LITEMAG: What’s the most difficult thing about writing characters from the opposite sex?

MISS WALKER: The most difficult thing is trying to imagine how the opposite sex thinks and would behave in a particular situation. I'm not a guy and guys probably think and see things differently from the way girls think and see things. So I try as much as possible to imagine that I am a guy in that particular part so that I can write better. 

LITEMAG: How do you select the names of your characters?

MISS WALKER: First of all,  it depends on the tribe of the character. If this character is Yoruba for example, I will give that character a Yoruba name. Secondly, it depends on the role the character is playing. If the character is a strong warrior, I will give him a name like Dike. Thirdly, I prefer using names that are not too common and I just seem to like. Such names could be names that was used mostly in the past. And in situations where I can't get a name that satisfies all these categories I just mentioned, I simply make them up myself.  

LITEMAG: Do you try more to be original or to deliver to readers what they want?

MISS WALKER: I try to be original. It's left to the reader to appreciate or not to. I don't just write for my readers, I  write for recollection. So that, years later when I read that work, I can see how far I have come in writing and how much I have changed and improved. 

LITEMAG: When are we expecting Overthrown?

MISS WALKER: By God's grace, before this year ends.  

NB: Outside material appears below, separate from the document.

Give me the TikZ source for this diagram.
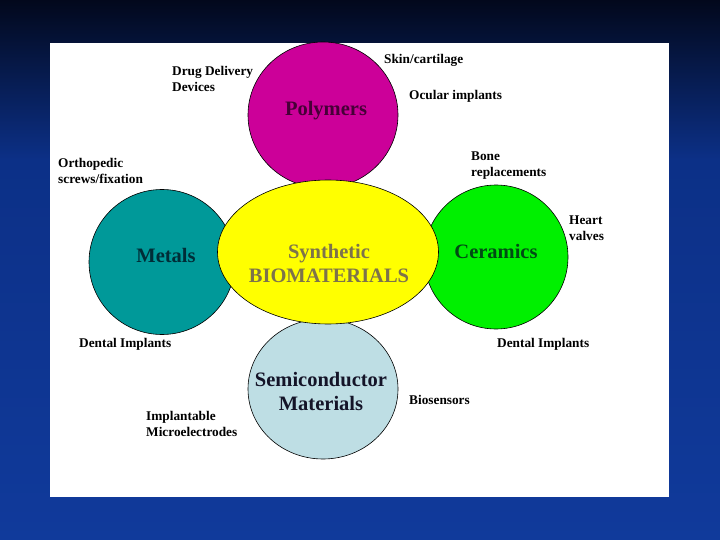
\documentclass[tikz,border=0pt]{standalone}
\usepackage{fontspec}
\setmainfont{Liberation Serif}
\usetikzlibrary{shapes.geometric}
\definecolor{bgtop}{RGB}{2,8,28}
\definecolor{bgmid}{RGB}{12,48,135}
\definecolor{bgbot}{RGB}{16,58,155}
\definecolor{polyfill}{RGB}{204,0,153}
\definecolor{metalfill}{RGB}{0,153,153}
\definecolor{ceramfill}{RGB}{0,240,0}
\definecolor{semifill}{RGB}{190,222,228}
\definecolor{bioyellow}{RGB}{255,255,0}
\definecolor{polytext}{RGB}{70,0,55}
\definecolor{metaltext}{RGB}{0,45,55}
\definecolor{ceramtext}{RGB}{0,75,20}
\definecolor{semitext}{RGB}{20,20,40}
\definecolor{biotext}{RGB}{125,115,75}
\begin{document}
\begin{tikzpicture}[x=1pt,y=-1pt,
  blob/.style={ellipse, draw=black, line width=0.6pt, inner sep=0pt},
  big/.style={font=\bfseries\fontsize{20.5}{25}\selectfont, align=center, inner sep=0pt},
  lab/.style={anchor=west, font=\bfseries\fontsize{13.3}{16}\selectfont, align=left, inner sep=0pt}]
\useasboundingbox (0,0) rectangle (720,540);
\shade[top color=bgtop, bottom color=bgmid] (0,0) rectangle (720,160);
\shade[top color=bgmid, bottom color=bgbot] (0,160) rectangle (720,540);
\fill[white] (50,43) rectangle (669,497);
% circles
\node[blob, fill=polyfill, minimum width=150pt, minimum height=146pt] (poly) at (323,115) {};
\node[blob, fill=metalfill, minimum width=146pt, minimum height=145pt] (metal) at (162,262) {};
\node[blob, fill=ceramfill, minimum width=144pt, minimum height=144pt] (ceram) at (496,257) {};
\node[blob, fill=semifill, minimum width=150pt, minimum height=140pt] (semi) at (323,389) {};
\node[blob, fill=bioyellow, minimum width=221pt, minimum height=144pt] (bio) at (328,252) {};
% main texts
\node[big, text=polytext] (polyt) at (326,111) {Polymers};
\node[big, text=metaltext] (metalt) at (166,255) {Metals};
\node[big, text=ceramtext] (ceramt) at (496,251) {Ceramics};
\node[big, text=semitext, font=\bfseries\fontsize{20.5}{24}\selectfont] (semit) at (321,391) {Semiconductor\\Materials};
\node[big, text=biotext, font=\bfseries\fontsize{20.5}{24}\selectfont] (biot) at (329,263) {Synthetic\\BIOMATERIALS};
% labels
\node[lab] (drug) at (172,78.5) {Drug Delivery\\Devices};
\node[lab] (skin) at (384,60) {Skin/cartilage};
\node[lab] (ocular) at (409,96) {Ocular implants};
\node[lab] (ortho) at (58,171) {Orthopedic\\screws/fixation};
\node[lab] (bone) at (471,166) {Bone\\replacements};
\node[lab] (heart) at (569,228) {Heart\\valves};
\node[lab] (dentl) at (79,344) {Dental Implants};
\node[lab] (dentr) at (497,344) {Dental Implants};
\node[lab] (biosens) at (409,400) {Biosensors};
\node[lab] (implant) at (146,423.5) {Implantable\\Microelectrodes};
\end{tikzpicture}
\end{document}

LITEMAG: What plans do you have after publishing Overthrown?
MISS WALKER: I want it to go global just like Chimamanda Adichie's books! I have always had such dreams ever since I went to a book store and saw great books published by Nigerian writers. Then I was like, "So Nigerians can write like this? " I don't just want it to sell in Nigeria,  I also want it to go outside the borders of Nigeria so that people out there would have a better knowledge of our culture and Africa, as a whole. 

LITEMAG: If you could tell your younger writing self anything, what would it be?

MISS WALKER: I would tell my younger writing self to never give up and keep on dreaming big. Before I used to think that publishing a book was something 'others' did; it seemed like an almost unattainable dream. I would tell my younger self that publishing a book is indeed possible if I  work hard towards it. I would also tell my younger self to research a lot and learn a lot about my culture and environment so that my written work would be reliable and educative.  And of course, I would tell my younger self to keep on practicing so that I would be a better writer. 

This was how the interview went, and we will keep you posted on her book, Overthrown, coming soon!